In this brave new world, nothing dependable would come from far away. No staples, nothing fragile, nothing cheap. One society that had animal- and wind-powered transit calculated that every 100 miles of transit added 2 percent to the cost by sea and 50 percent by land (see discussion of Rome in part 3). Those that live near oceans, lakes, and rivers may see more items coming in from afar, but us landlocked folks would be more provincial. Long-distance trade would revert to peddlers and merchants moving slowly across the land.

The one bright spot may be if we maintain our current infrastructure (assuming it isn’t destroyed in conflict). Bicycles harness human energy in the most efficient way (three times more efficient than walking). If roads are maintained, rolling resistance is low, and similarly efficient carts may be better than our preindustrial counterparts. Defunct but functional rail lines would also continue to serve as efficient transit routes, perhaps using some newly developed system using animal or human power. Still, for those of us used to today’s muscular transit options, it is a bleak outlook.

A Day in the Local-ist Future

So much of this future depends on whether or not the transition is voluntary or forced. Let’s look at a day in the best-case-scenario of planned abdication and the continuance of our communication network. In this low-energy future, people typically work within their communities to provide direct goods or services for their neighbors, as exports and imports are severely limited by circumstance. Trades, adapted for this world, may look like a steam-punk version of preindustrial work: some mechanization through electric motors or wind- or water-driven mechanisms to turn raw materials into goods–fiber and textiles from wool, cotton, and flax and other materials from lumber, wheat, and metal. Houses are retrofitted to be heated, cooled, and watered from different sources of energy. Some people telecommute over the new, low-energy internet, which does not support streaming video or voice, but text communication remains instant and audio, video, and other files can be transmitted at night, when traffic is low. Broadcast television and radio make a comeback, and local libraries hold vast digital collections of media that can be “borrowed” by USB Stick or even over a community-scale intranet. Schools, communities, and economies get smaller and tighter, linked by roads, bicycles, and animal power.

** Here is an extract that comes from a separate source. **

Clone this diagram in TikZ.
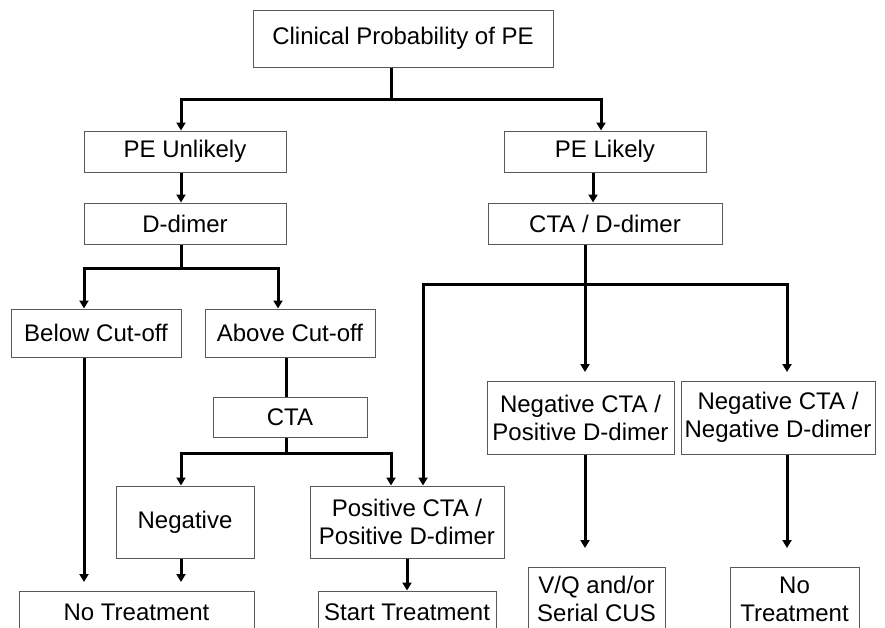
\documentclass[tikz,border=0pt]{standalone}
\usepackage{fontspec}
\setmainfont{Liberation Sans}
\usetikzlibrary{arrows.meta}
\begin{document}
\begin{tikzpicture}[x=1pt,y=-1pt,
  box/.style={draw=black!65, line width=1pt, fill=white, align=center, inner sep=0pt,
    font=\fontsize{24}{28}\selectfont},
  conn/.style={line width=3pt, line join=miter},
  arr/.style={conn, -{Triangle[length=8pt,width=9pt]}}]
\useasboundingbox (0,0) rectangle (885,627);
\clip (0,0) rectangle (885,627);
% nodes
\node[box, minimum width=300pt, minimum height=57pt] (top) at (403,38.5) {Clinical Probability of PE};
\node[box, minimum width=202pt, minimum height=41pt] (unl) at (185,151.5) {PE Unlikely};
\node[box, minimum width=202pt, minimum height=41pt] (lik) at (605,151.5) {PE Likely};
\node[box, minimum width=202pt, minimum height=41pt] (dd) at (185,223.5) {D-dimer};
\node[box, minimum width=234pt, minimum height=41pt] (ctadd) at (605,223.5) {CTA / D-dimer};
\node[box, minimum width=170pt, minimum height=48pt] (below) at (96,333) {Below Cut-off};
\node[box, minimum width=170pt, minimum height=48pt] (above) at (290,333) {Above Cut-off};
\node[box, minimum width=154pt, minimum height=40pt] (cta) at (290,417) {CTA};
\node[box, minimum width=138pt, minimum height=72pt] (neg) at (185,522) {Negative};
\node[box, minimum width=194pt, minimum height=72pt] (pos) at (407,522) {Positive CTA /\\Positive D-dimer};
\node[box, minimum width=187pt, minimum height=73pt] (nct) at (580.5,417.5) {Negative CTA /\\Positive D-dimer};
\node[box, minimum width=194pt, minimum height=73pt] (ncn) at (778,417.5) {Negative CTA /\\Negative D-dimer};
\node[box, minimum width=235pt, minimum height=42pt] (notr) at (136.5,612) {No Treatment};
\node[box, minimum width=178pt, minimum height=42pt] (start) at (407,612) {Start Treatment};
\node[box, minimum width=137pt, minimum height=64pt] (vq) at (596.5,599) {V/Q and/or\\Serial CUS};
\node[box, minimum width=129pt, minimum height=64pt] (notr2) at (794.5,599) {No\\Treatment};
% helper x positions
\coordinate (x84) at (84,0);
\coordinate (x181) at (181,0);
\coordinate (x278) at (278,0);
\coordinate (x286) at (286,0);
\coordinate (x391) at (391,0);
\coordinate (x407) at (407,0);
\coordinate (x423) at (423,0);
\coordinate (x585) at (585,0);
\coordinate (x593) at (593,0);
\coordinate (x601) at (601,0);
\coordinate (x787) at (787,0);
\coordinate (j1) at (391,99);
\coordinate (j2) at (181,268);
\coordinate (j3) at (286,453);
\coordinate (j4) at (585,284);
\coordinate (e1) at (84,582);
\coordinate (e2) at (181,582);
\coordinate (e3) at (585,548);
\coordinate (e4) at (787,548);
\coordinate (e5) at (585,372);
\coordinate (e6) at (787,372);
% connectors
\draw[conn] (top.south -| x391) -- (j1);
\draw[arr] (j1) -| (unl.north -| x181);
\draw[arr] (j1) -| (lik.north -| x601);
\draw[arr] (unl.south -| x181) -- (dd.north -| x181);
\draw[arr] (lik.south -| x593) -- (ctadd.north -| x593);
\draw[conn] (dd.south -| x181) -- (j2);
\draw[arr] (j2) -| (below.north -| x84);
\draw[arr] (j2) -| (above.north -| x278);
\draw[conn] (above.south -| x286) -- (cta.north -| x286);
\draw[conn] (cta.south -| x286) -- (j3);
\draw[arr] (j3) -| (neg.north -| x181);
\draw[arr] (j3) -| (pos.north -| x391);
\draw[arr] (below.south -| x84) -- (e1);
\draw[arr] (neg.south -| x181) -- (e2);
\draw[arr] (pos.south -| x407) -- (start.north -| x407);
\draw[conn] (ctadd.south -| x585) -- (j4);
\draw[arr] (j4) -| (pos.north -| x423);
\draw[arr] (j4) -- (e5);
\draw[arr] (j4) -| (e6);
\draw[arr] (nct.south -| x585) -- (e3);
\draw[arr] (ncn.south -| x787) -- (e4);
\end{tikzpicture}
\end{document}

In the case of infrastructure collapse, we may face a more provincial and bleak future–especially if the internet collapses. Although minimal electric power will be available, without planning, it is sporadic and difficult to maintain. Wind, water, animals, and humans provide much of the power, leading to a huge reduction in the stanard of living. Also, as this was involuntary, it may sink the collective mood of much of humanity, leading to more Hobbsian interactions between individuals and groups, which is a fancy way of saying people will be mean to one another and societies will go to war. More of the population must commit their time to growing food, reducing the amount of time available for maintaining our standard of living through services. Infrastructure that survived the collapse will be highly coveted, and things that were destroyed will be mined for usable building materials. New structures will be small and rude, until people have the time and stability to build more substantial structures. Trade will be practically nonexistant for most purposes, and travel will be slow except by water. Communities and the economy are likely to be small, isolated, and provincial.

Over this series of posts, we’ve discussed the faltering of our supply chain and its reliance on fossil fuels. This has parallels in biology and history, leading us to the discussion here, in this final post, of what will happen when fossil fuels are no longer available to us. We have a choice to make and every day we wait to meet this decision, our options and outlook become worse. While we hope for the reasonable adaptation future, we’ll plan for the local-ist one and build community resilience where we are.